▼

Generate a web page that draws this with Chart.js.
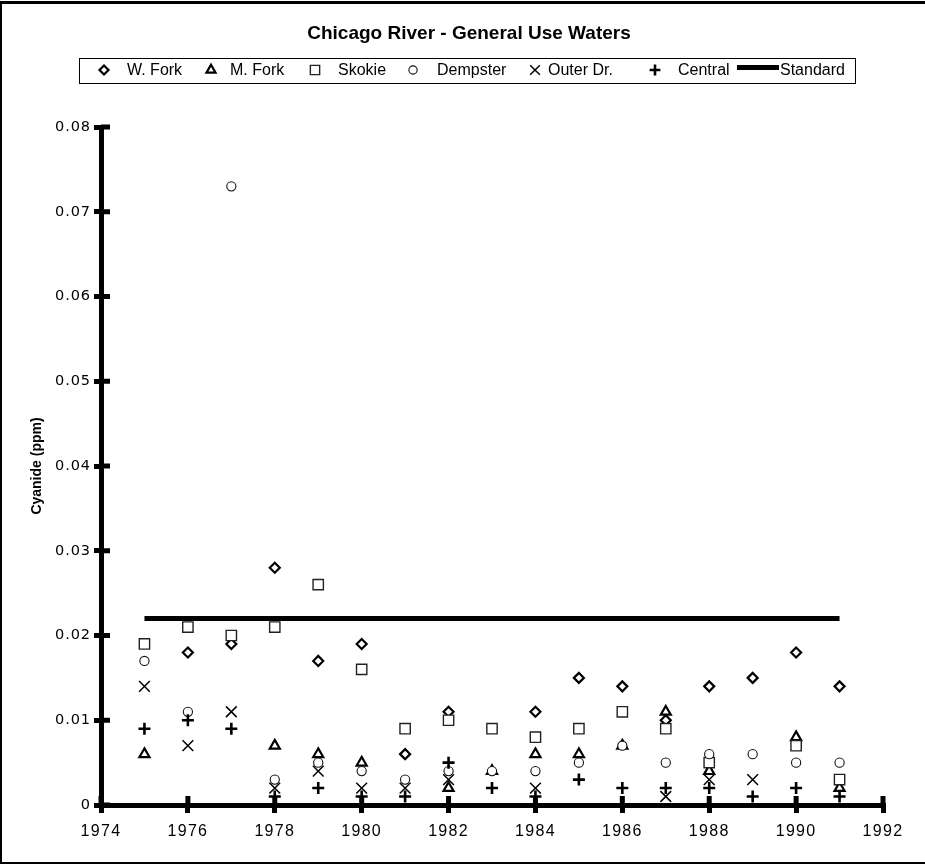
<!DOCTYPE html>
<html>
<head>
<meta charset="utf-8">
<title>Chicago River - General Use Waters</title>
<script src="https://cdn.jsdelivr.net/npm/chart.js@4.4.1/dist/chart.umd.min.js"></script>
<style>
  html, body { margin: 0; padding: 0; background: #fff; }
  #wrap { position: relative; width: 925px; height: 865px; }
</style>
</head>
<body>
<div id="wrap"><canvas id="cyanide-chart" width="925" height="865"></canvas></div>
<script>
// Cyanide (ppm) per monitoring station, yearly values; null = no sample plotted
const years = [1975, 1976, 1977, 1978, 1979, 1980, 1981, 1982, 1983, 1984, 1985, 1986, 1987, 1988, 1989, 1990, 1991];
const wFork    = [null, 0.018, 0.019, 0.028, 0.017, 0.019, 0.006, 0.011, null, 0.011, 0.015, 0.014, 0.010, 0.014, 0.015, 0.018, 0.014];
const mFork    = [0.006, null, null, 0.007, 0.006, 0.005, null, 0.002, 0.004, 0.006, 0.006, 0.007, 0.011, 0.004, null, 0.008, 0.002];
const skokie   = [0.019, 0.021, 0.020, 0.021, 0.026, 0.016, 0.009, 0.010, 0.009, 0.008, 0.009, 0.011, 0.009, 0.005, null, 0.007, 0.003];
const dempster = [0.017, 0.011, 0.073, 0.003, 0.005, 0.004, 0.003, 0.004, 0.004, 0.004, 0.005, 0.007, 0.005, 0.006, 0.006, 0.005, 0.005];
const outerDr  = [0.014, 0.007, 0.011, 0.002, 0.004, 0.002, 0.002, 0.003, null, 0.002, null, null, 0.001, 0.003, 0.003, null, null];
const central  = [0.009, 0.010, 0.009, 0.001, 0.002, 0.001, 0.001, 0.005, 0.002, 0.001, 0.003, 0.002, 0.002, 0.002, 0.001, 0.002, 0.001];

// general use water quality standard
const standardYears = [1975, 1991];
const standardValues = [0.022, 0.022];

const xTickLabels = ['1974', '1976', '1978', '1980', '1982', '1984', '1986', '1988', '1990', '1992'];
const yTickLabels = ['0', '0.01', '0.02', '0.03', '0.04', '0.05', '0.06', '0.07', '0.08'];

const FONT = '"Liberation Sans", Arial, Helvetica, sans-serif';
const WIDE_FONT = '"DejaVu Sans", Verdana, sans-serif';
const labelSpacing = { x: '1.3px', y: '0.9px' };

// linear scale whose tick labels get a bit of letter spacing
class SpacedLinearScale extends Chart.LinearScale {
  drawLabels(chartArea) {
    const ctx = this.ctx;
    ctx.save();
    ctx.letterSpacing = labelSpacing[this.id] || '0px';
    super.drawLabels(chartArea);
    ctx.restore();
  }
}
SpacedLinearScale.id = 'spacedLinear';
SpacedLinearScale.defaults = Chart.LinearScale.defaults;
Chart.register(SpacedLinearScale);

function toPoints(xs, values) {
  return xs.map((x, i) => ({ x, y: values[i] })).filter((p) => p.y !== null);
}

// marker look per station, in legend order
const stations = [
  { label: 'W. Fork',   values: wFork,    pointStyle: 'rectRot',  radius: 5,   borderWidth: 2.2, color: '#000' },
  { label: 'M. Fork',   values: mFork,    pointStyle: 'triangle', radius: 5.8, borderWidth: 2.2, color: '#000' },
  { label: 'Skokie',    values: skokie,   pointStyle: 'rect',     radius: 7.3, borderWidth: 1.4, color: '#222' },
  { label: 'Dempster',  values: dempster, pointStyle: 'circle',   radius: 4.6, borderWidth: 1.1, color: '#111' },
  { label: 'Outer Dr.', values: outerDr,  pointStyle: 'crossRot', radius: 7.6, borderWidth: 1.5, color: '#000' },
  { label: 'Central',   values: central,  pointStyle: 'cross',    radius: 6,   borderWidth: 2.6, color: '#000' }
];

const datasets = stations.map((s, i) => ({
  label: s.label,
  data: toPoints(years, s.values),
  pointStyle: s.pointStyle,
  pointRadius: s.radius,
  pointBorderWidth: s.borderWidth,
  pointBorderColor: s.color,
  pointBackgroundColor: '#fff',
  showLine: false,
  // later stations sit on top of earlier ones
  order: stations.length + 1 - i
}));

datasets.push({
  type: 'line',
  label: 'Standard',
  data: toPoints(standardYears, standardValues),
  borderColor: '#000',
  borderWidth: 5,
  borderCapStyle: 'butt',
  pointRadius: 0,
  order: stations.length + 2
});

// ticks cross the axis lines, so add the inner half of each tick
const innerTicks = {
  id: 'innerTicks',
  beforeDatasetsDraw(chart) {
    const { ctx, chartArea, scales } = chart;
    ctx.save();
    ctx.strokeStyle = '#000';
    ctx.lineWidth = 5;
    ctx.beginPath();
    scales.x.ticks.forEach((t) => {
      const px = scales.x.getPixelForValue(t.value);
      ctx.moveTo(px, chartArea.bottom);
      ctx.lineTo(px, chartArea.bottom - 9);
    });
    scales.y.ticks.forEach((t) => {
      const py = scales.y.getPixelForValue(t.value);
      ctx.moveTo(chartArea.left, py);
      ctx.lineTo(chartArea.left + 9, py);
    });
    ctx.stroke();
    ctx.restore();
  }
};

// frame, title, boxed legend and y axis title
const decorations = {
  id: 'decorations',
  afterDraw(chart) {
    const ctx = chart.ctx;
    const area = chart.chartArea;
    ctx.save();
    ctx.letterSpacing = '0px';

    ctx.strokeStyle = '#000';
    ctx.lineWidth = 2;
    ctx.beginPath();
    ctx.moveTo(1, 863);
    ctx.lineTo(1, 2);
    ctx.stroke();
    ctx.lineWidth = 3;
    ctx.beginPath();
    ctx.moveTo(0, 2.5);
    ctx.lineTo(925, 2.5);
    ctx.stroke();
    ctx.lineWidth = 2;
    ctx.beginPath();
    ctx.moveTo(0, 863);
    ctx.lineTo(925, 863);
    ctx.stroke();

    ctx.fillStyle = '#000';
    ctx.textAlign = 'center';
    ctx.textBaseline = 'middle';
    ctx.font = 'bold 19px ' + FONT;
    ctx.fillText('Chicago River - General Use Waters', 469, 34);

    // legend box
    ctx.lineWidth = 1;
    ctx.strokeRect(79.5, 58.5, 776, 25);
    const markerX = [104, 211, 315, 413, 535, 655];
    const textX = [127, 230, 338, 437, 548, 678];
    ctx.font = '16px ' + FONT;
    ctx.textAlign = 'left';
    stations.forEach((s, i) => {
      ctx.strokeStyle = s.color;
      ctx.fillStyle = '#fff';
      ctx.lineWidth = s.borderWidth;
      Chart.helpers.drawPoint(ctx, {
        pointStyle: s.pointStyle,
        radius: s.radius * 0.9,
        borderWidth: s.borderWidth,
        rotation: 0
      }, markerX[i], 70);
      ctx.fillStyle = '#000';
      ctx.fillText(s.label, textX[i], 71);
    });
    ctx.strokeStyle = '#000';
    ctx.lineWidth = 5;
    ctx.beginPath();
    ctx.moveTo(737, 67.5);
    ctx.lineTo(779, 67.5);
    ctx.stroke();
    ctx.fillText('Standard', 780, 71);

    ctx.translate(37, (area.top + area.bottom) / 2);
    ctx.rotate(-Math.PI / 2);
    ctx.textAlign = 'center';
    ctx.font = 'bold 14px ' + FONT;
    ctx.fillText('Cyanide (ppm)', 0, 0);
    ctx.restore();
  }
};

new Chart(document.getElementById('cyanide-chart'), {
  type: 'scatter',
  data: { datasets },
  options: {
    responsive: false,
    animation: false,
    devicePixelRatio: 1,
    layout: { padding: { left: 0, right: 42, top: 127, bottom: 0 } },
    plugins: {
      legend: { display: false },
      title: { display: false },
      tooltip: { enabled: false }
    },
    scales: {
      x: {
        type: 'spacedLinear',
        position: 'bottom',
        min: 1974,
        max: 1992,
        afterFit: (scale) => { scale.height = 60; },
        border: { display: true, color: '#000', width: 5 },
        grid: { drawOnChartArea: false, drawTicks: true, tickLength: 8, lineWidth: 5, color: '#000' },
        ticks: {
          stepSize: 2,
          autoSkip: false,
          maxRotation: 0,
          padding: 9,
          color: '#000',
          font: { family: FONT, size: 16 },
          callback: (value, index) => xTickLabels[index]
        }
      },
      y: {
        type: 'spacedLinear',
        position: 'left',
        min: 0,
        max: 0.08,
        afterFit: (scale) => { scale.width = 101; },
        border: { display: true, color: '#000', width: 5 },
        grid: { drawOnChartArea: false, drawTicks: true, tickLength: 7, lineWidth: 5, color: '#000' },
        ticks: {
          stepSize: 0.01,
          autoSkip: false,
          padding: 3,
          color: '#000',
          font: { family: WIDE_FONT, size: 14.5 },
          callback: (value) => yTickLabels[Math.round(value * 100)]
        }
      }
    }
  },
  plugins: [innerTicks, decorations]
});
</script>
</body>
</html>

▲

■ Set exercise:
Take the lines from the start of the material to the line with "x: '1.3px', y: '0.9px'", both included, and transcribe them exactly without the pictures.

■ Result of the exercise:
Generate a web page that draws this with Chart.js.
<!DOCTYPE html>
<html>
<head>
<meta charset="utf-8">
<title>Chicago River - General Use Waters</title>
<script src="https://cdn.jsdelivr.net/npm/chart.js@4.4.1/dist/chart.umd.min.js"></script>
<style>
  html, body { margin: 0; padding: 0; background: #fff; }
  #wrap { position: relative; width: 925px; height: 865px; }
</style>
</head>
<body>
<div id="wrap"><canvas id="cyanide-chart" width="925" height="865"></canvas></div>
<script>
// Cyanide (ppm) per monitoring station, yearly values; null = no sample plotted
const years = [1975, 1976, 1977, 1978, 1979, 1980, 1981, 1982, 1983, 1984, 1985, 1986, 1987, 1988, 1989, 1990, 1991];
const wFork    = [null, 0.018, 0.019, 0.028, 0.017, 0.019, 0.006, 0.011, null, 0.011, 0.015, 0.014, 0.010, 0.014, 0.015, 0.018, 0.014];
const mFork    = [0.006, null, null, 0.007, 0.006, 0.005, null, 0.002, 0.004, 0.006, 0.006, 0.007, 0.011, 0.004, null, 0.008, 0.002];
const skokie   = [0.019, 0.021, 0.020, 0.021, 0.026, 0.016, 0.009, 0.010, 0.009, 0.008, 0.009, 0.011, 0.009, 0.005, null, 0.007, 0.003];
const dempster = [0.017, 0.011, 0.073, 0.003, 0.005, 0.004, 0.003, 0.004, 0.004, 0.004, 0.005, 0.007, 0.005, 0.006, 0.006, 0.005, 0.005];
const outerDr  = [0.014, 0.007, 0.011, 0.002, 0.004, 0.002, 0.002, 0.003, null, 0.002, null, null, 0.001, 0.003, 0.003, null, null];
const central  = [0.009, 0.010, 0.009, 0.001, 0.002, 0.001, 0.001, 0.005, 0.002, 0.001, 0.003, 0.002, 0.002, 0.002, 0.001, 0.002, 0.001];

// general use water quality standard
const standardYears = [1975, 1991];
const standardValues = [0.022, 0.022];

const xTickLabels = ['1974', '1976', '1978', '1980', '1982', '1984', '1986', '1988', '1990', '1992'];
const yTickLabels = ['0', '0.01', '0.02', '0.03', '0.04', '0.05', '0.06', '0.07', '0.08'];

const FONT = '"Liberation Sans", Arial, Helvetica, sans-serif';
const WIDE_FONT = '"DejaVu Sans", Verdana, sans-serif';
const labelSpacing = { x: '1.3px', y: '0.9px' };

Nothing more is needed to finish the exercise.